▶ What needs to be done: Each entry here needs to be set down again exactly, please; pictures are left out.

Entries with chart source code
....................

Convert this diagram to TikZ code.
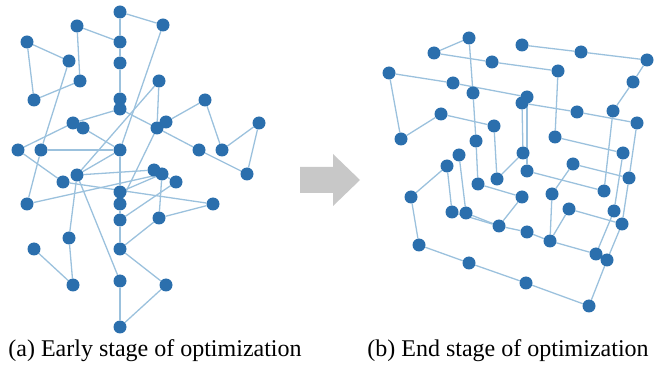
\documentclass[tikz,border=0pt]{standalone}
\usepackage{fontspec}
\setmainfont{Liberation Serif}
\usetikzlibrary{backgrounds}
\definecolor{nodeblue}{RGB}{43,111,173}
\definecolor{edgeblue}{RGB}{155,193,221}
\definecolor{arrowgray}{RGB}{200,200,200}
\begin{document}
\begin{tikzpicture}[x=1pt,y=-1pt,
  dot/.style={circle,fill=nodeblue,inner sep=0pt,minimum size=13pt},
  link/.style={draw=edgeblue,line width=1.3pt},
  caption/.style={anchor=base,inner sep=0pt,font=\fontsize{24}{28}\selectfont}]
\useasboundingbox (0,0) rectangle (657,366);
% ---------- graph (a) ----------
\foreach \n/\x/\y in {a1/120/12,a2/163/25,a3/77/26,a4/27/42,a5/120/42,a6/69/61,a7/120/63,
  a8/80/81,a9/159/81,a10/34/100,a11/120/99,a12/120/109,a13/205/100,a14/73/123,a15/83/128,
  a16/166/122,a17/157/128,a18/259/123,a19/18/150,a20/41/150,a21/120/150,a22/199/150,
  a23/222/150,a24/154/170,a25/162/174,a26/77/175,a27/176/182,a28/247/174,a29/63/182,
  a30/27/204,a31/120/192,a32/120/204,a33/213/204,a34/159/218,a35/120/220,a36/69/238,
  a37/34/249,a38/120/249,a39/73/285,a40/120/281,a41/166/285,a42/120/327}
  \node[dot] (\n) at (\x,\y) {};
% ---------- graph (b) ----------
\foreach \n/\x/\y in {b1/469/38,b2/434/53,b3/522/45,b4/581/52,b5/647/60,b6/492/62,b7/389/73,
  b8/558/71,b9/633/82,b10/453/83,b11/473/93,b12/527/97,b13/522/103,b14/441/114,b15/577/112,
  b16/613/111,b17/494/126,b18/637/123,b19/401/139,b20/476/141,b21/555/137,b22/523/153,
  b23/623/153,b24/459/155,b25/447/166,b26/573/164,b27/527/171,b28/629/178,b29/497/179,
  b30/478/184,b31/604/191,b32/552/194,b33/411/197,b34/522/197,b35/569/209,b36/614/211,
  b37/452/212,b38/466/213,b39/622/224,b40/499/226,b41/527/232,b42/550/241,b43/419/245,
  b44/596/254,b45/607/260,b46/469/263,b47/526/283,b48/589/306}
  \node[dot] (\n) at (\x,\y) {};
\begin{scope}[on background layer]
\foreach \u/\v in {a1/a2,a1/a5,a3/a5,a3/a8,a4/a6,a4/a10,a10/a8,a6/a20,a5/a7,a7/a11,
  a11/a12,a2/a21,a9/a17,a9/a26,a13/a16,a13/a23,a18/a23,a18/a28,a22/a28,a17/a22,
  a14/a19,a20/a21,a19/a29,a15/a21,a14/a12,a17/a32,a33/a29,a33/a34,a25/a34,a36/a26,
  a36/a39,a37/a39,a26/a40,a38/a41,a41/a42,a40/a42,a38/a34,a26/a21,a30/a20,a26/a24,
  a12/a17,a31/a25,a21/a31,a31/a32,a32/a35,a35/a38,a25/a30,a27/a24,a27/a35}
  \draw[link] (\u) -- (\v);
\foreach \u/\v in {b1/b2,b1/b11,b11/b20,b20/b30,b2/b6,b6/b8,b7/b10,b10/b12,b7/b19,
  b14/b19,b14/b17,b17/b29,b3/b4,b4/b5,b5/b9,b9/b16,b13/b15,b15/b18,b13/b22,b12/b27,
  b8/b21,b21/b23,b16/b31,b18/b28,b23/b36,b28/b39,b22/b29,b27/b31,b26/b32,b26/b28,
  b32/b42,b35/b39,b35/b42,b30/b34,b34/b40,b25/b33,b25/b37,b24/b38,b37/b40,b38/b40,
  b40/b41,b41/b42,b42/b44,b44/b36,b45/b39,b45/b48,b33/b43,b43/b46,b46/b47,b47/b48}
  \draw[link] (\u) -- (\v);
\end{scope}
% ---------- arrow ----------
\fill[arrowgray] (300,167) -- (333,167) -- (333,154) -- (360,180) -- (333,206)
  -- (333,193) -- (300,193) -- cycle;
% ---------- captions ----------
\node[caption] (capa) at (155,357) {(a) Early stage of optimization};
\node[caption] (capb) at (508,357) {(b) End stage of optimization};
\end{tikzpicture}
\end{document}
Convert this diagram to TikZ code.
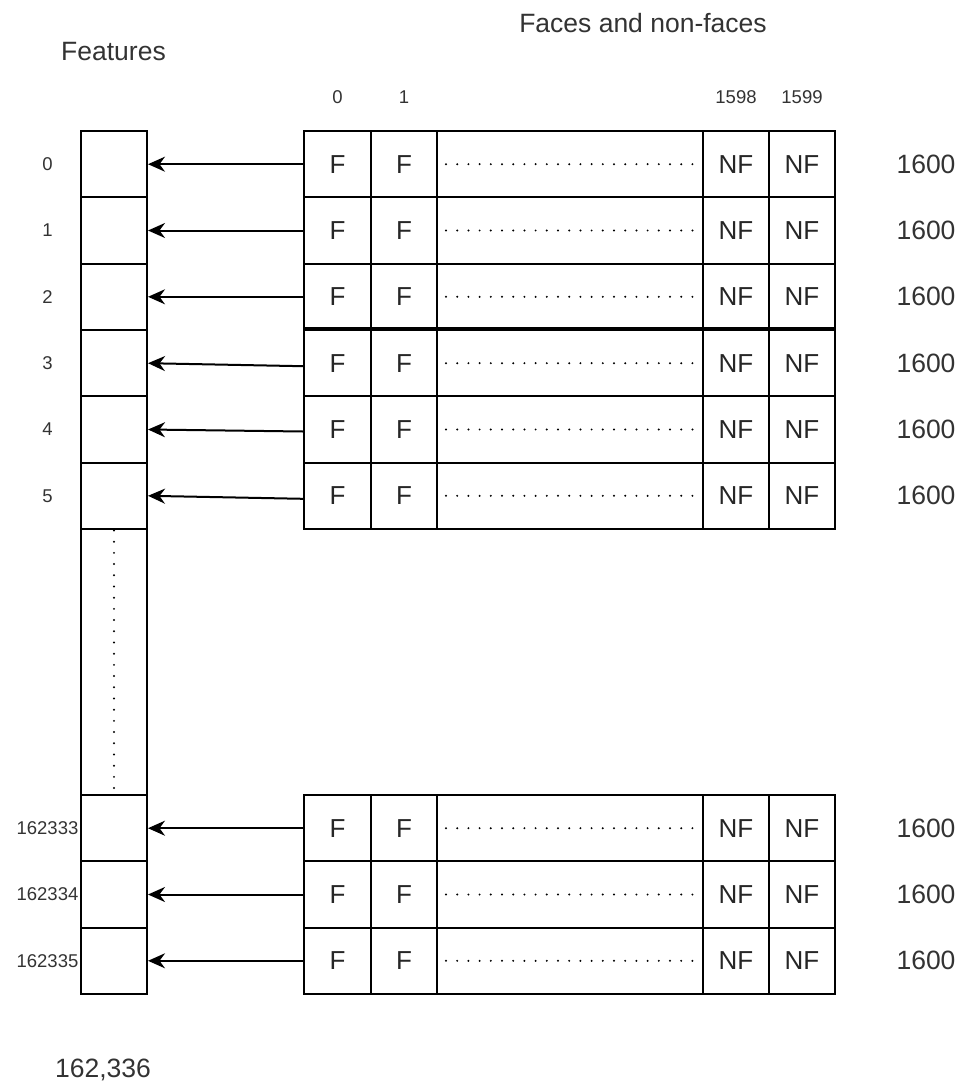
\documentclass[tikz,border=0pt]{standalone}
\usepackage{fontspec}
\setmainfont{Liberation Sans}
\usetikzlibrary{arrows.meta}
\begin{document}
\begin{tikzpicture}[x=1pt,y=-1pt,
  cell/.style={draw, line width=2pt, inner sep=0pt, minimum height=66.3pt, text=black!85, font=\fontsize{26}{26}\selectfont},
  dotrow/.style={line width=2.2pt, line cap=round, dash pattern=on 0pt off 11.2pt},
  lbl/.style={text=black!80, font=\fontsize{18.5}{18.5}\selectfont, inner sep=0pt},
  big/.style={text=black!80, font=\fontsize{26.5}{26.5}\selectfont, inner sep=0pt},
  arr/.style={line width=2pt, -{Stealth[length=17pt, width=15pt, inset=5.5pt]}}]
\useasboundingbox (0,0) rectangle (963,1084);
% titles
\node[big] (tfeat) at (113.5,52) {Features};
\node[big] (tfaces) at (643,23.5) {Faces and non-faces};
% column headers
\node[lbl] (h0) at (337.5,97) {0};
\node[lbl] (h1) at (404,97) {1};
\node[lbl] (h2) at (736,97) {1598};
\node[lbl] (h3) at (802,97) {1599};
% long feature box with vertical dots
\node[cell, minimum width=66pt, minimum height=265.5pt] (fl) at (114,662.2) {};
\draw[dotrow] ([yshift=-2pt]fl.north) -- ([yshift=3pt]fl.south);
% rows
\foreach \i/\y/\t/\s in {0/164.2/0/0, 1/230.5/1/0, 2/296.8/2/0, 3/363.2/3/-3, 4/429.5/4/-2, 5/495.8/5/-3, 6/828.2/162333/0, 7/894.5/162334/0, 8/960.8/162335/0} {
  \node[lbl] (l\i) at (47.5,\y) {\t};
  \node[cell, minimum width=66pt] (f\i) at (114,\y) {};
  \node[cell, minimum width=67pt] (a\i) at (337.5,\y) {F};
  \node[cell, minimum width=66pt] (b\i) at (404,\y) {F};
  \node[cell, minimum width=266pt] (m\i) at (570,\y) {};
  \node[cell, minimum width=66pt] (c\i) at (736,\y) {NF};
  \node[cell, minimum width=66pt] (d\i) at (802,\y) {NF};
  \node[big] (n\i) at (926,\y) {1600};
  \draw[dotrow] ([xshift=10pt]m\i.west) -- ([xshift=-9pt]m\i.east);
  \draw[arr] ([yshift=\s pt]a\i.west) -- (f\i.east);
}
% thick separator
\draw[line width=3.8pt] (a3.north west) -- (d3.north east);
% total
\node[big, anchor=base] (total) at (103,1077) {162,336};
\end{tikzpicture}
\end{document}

....................

▶ Result below:
Convert this diagram to TikZ code.
\documentclass[tikz,border=0pt]{standalone}
\usepackage{fontspec}
\setmainfont{Liberation Serif}
\usetikzlibrary{backgrounds}
\definecolor{nodeblue}{RGB}{43,111,173}
\definecolor{edgeblue}{RGB}{155,193,221}
\definecolor{arrowgray}{RGB}{200,200,200}
\begin{document}
\begin{tikzpicture}[x=1pt,y=-1pt,
  dot/.style={circle,fill=nodeblue,inner sep=0pt,minimum size=13pt},
  link/.style={draw=edgeblue,line width=1.3pt},
  caption/.style={anchor=base,inner sep=0pt,font=\fontsize{24}{28}\selectfont}]
\useasboundingbox (0,0) rectangle (657,366);
% ---------- graph (a) ----------
\foreach \n/\x/\y in {a1/120/12,a2/163/25,a3/77/26,a4/27/42,a5/120/42,a6/69/61,a7/120/63,
  a8/80/81,a9/159/81,a10/34/100,a11/120/99,a12/120/109,a13/205/100,a14/73/123,a15/83/128,
  a16/166/122,a17/157/128,a18/259/123,a19/18/150,a20/41/150,a21/120/150,a22/199/150,
  a23/222/150,a24/154/170,a25/162/174,a26/77/175,a27/176/182,a28/247/174,a29/63/182,
  a30/27/204,a31/120/192,a32/120/204,a33/213/204,a34/159/218,a35/120/220,a36/69/238,
  a37/34/249,a38/120/249,a39/73/285,a40/120/281,a41/166/285,a42/120/327}
  \node[dot] (\n) at (\x,\y) {};
% ---------- graph (b) ----------
\foreach \n/\x/\y in {b1/469/38,b2/434/53,b3/522/45,b4/581/52,b5/647/60,b6/492/62,b7/389/73,
  b8/558/71,b9/633/82,b10/453/83,b11/473/93,b12/527/97,b13/522/103,b14/441/114,b15/577/112,
  b16/613/111,b17/494/126,b18/637/123,b19/401/139,b20/476/141,b21/555/137,b22/523/153,
  b23/623/153,b24/459/155,b25/447/166,b26/573/164,b27/527/171,b28/629/178,b29/497/179,
  b30/478/184,b31/604/191,b32/552/194,b33/411/197,b34/522/197,b35/569/209,b36/614/211,
  b37/452/212,b38/466/213,b39/622/224,b40/499/226,b41/527/232,b42/550/241,b43/419/245,
  b44/596/254,b45/607/260,b46/469/263,b47/526/283,b48/589/306}
  \node[dot] (\n) at (\x,\y) {};
\begin{scope}[on background layer]
\foreach \u/\v in {a1/a2,a1/a5,a3/a5,a3/a8,a4/a6,a4/a10,a10/a8,a6/a20,a5/a7,a7/a11,
  a11/a12,a2/a21,a9/a17,a9/a26,a13/a16,a13/a23,a18/a23,a18/a28,a22/a28,a17/a22,
  a14/a19,a20/a21,a19/a29,a15/a21,a14/a12,a17/a32,a33/a29,a33/a34,a25/a34,a36/a26,
  a36/a39,a37/a39,a26/a40,a38/a41,a41/a42,a40/a42,a38/a34,a26/a21,a30/a20,a26/a24,
  a12/a17,a31/a25,a21/a31,a31/a32,a32/a35,a35/a38,a25/a30,a27/a24,a27/a35}
  \draw[link] (\u) -- (\v);
\foreach \u/\v in {b1/b2,b1/b11,b11/b20,b20/b30,b2/b6,b6/b8,b7/b10,b10/b12,b7/b19,
  b14/b19,b14/b17,b17/b29,b3/b4,b4/b5,b5/b9,b9/b16,b13/b15,b15/b18,b13/b22,b12/b27,
  b8/b21,b21/b23,b16/b31,b18/b28,b23/b36,b28/b39,b22/b29,b27/b31,b26/b32,b26/b28,
  b32/b42,b35/b39,b35/b42,b30/b34,b34/b40,b25/b33,b25/b37,b24/b38,b37/b40,b38/b40,
  b40/b41,b41/b42,b42/b44,b44/b36,b45/b39,b45/b48,b33/b43,b43/b46,b46/b47,b47/b48}
  \draw[link] (\u) -- (\v);
\end{scope}
% ---------- arrow ----------
\fill[arrowgray] (300,167) -- (333,167) -- (333,154) -- (360,180) -- (333,206)
  -- (333,193) -- (300,193) -- cycle;
% ---------- captions ----------
\node[caption] (capa) at (155,357) {(a) Early stage of optimization};
\node[caption] (capb) at (508,357) {(b) End stage of optimization};
\end{tikzpicture}
\end{document}
Convert this diagram to TikZ code.
\documentclass[tikz,border=0pt]{standalone}
\usepackage{fontspec}
\setmainfont{Liberation Sans}
\usetikzlibrary{arrows.meta}
\begin{document}
\begin{tikzpicture}[x=1pt,y=-1pt,
  cell/.style={draw, line width=2pt, inner sep=0pt, minimum height=66.3pt, text=black!85, font=\fontsize{26}{26}\selectfont},
  dotrow/.style={line width=2.2pt, line cap=round, dash pattern=on 0pt off 11.2pt},
  lbl/.style={text=black!80, font=\fontsize{18.5}{18.5}\selectfont, inner sep=0pt},
  big/.style={text=black!80, font=\fontsize{26.5}{26.5}\selectfont, inner sep=0pt},
  arr/.style={line width=2pt, -{Stealth[length=17pt, width=15pt, inset=5.5pt]}}]
\useasboundingbox (0,0) rectangle (963,1084);
% titles
\node[big] (tfeat) at (113.5,52) {Features};
\node[big] (tfaces) at (643,23.5) {Faces and non-faces};
% column headers
\node[lbl] (h0) at (337.5,97) {0};
\node[lbl] (h1) at (404,97) {1};
\node[lbl] (h2) at (736,97) {1598};
\node[lbl] (h3) at (802,97) {1599};
% long feature box with vertical dots
\node[cell, minimum width=66pt, minimum height=265.5pt] (fl) at (114,662.2) {};
\draw[dotrow] ([yshift=-2pt]fl.north) -- ([yshift=3pt]fl.south);
% rows
\foreach \i/\y/\t/\s in {0/164.2/0/0, 1/230.5/1/0, 2/296.8/2/0, 3/363.2/3/-3, 4/429.5/4/-2, 5/495.8/5/-3, 6/828.2/162333/0, 7/894.5/162334/0, 8/960.8/162335/0} {
  \node[lbl] (l\i) at (47.5,\y) {\t};
  \node[cell, minimum width=66pt] (f\i) at (114,\y) {};
  \node[cell, minimum width=67pt] (a\i) at (337.5,\y) {F};
  \node[cell, minimum width=66pt] (b\i) at (404,\y) {F};
  \node[cell, minimum width=266pt] (m\i) at (570,\y) {};
  \node[cell, minimum width=66pt] (c\i) at (736,\y) {NF};
  \node[cell, minimum width=66pt] (d\i) at (802,\y) {NF};
  \node[big] (n\i) at (926,\y) {1600};
  \draw[dotrow] ([xshift=10pt]m\i.west) -- ([xshift=-9pt]m\i.east);
  \draw[arr] ([yshift=\s pt]a\i.west) -- (f\i.east);
}
% thick separator
\draw[line width=3.8pt] (a3.north west) -- (d3.north east);
% total
\node[big, anchor=base] (total) at (103,1077) {162,336};
\end{tikzpicture}
\end{document}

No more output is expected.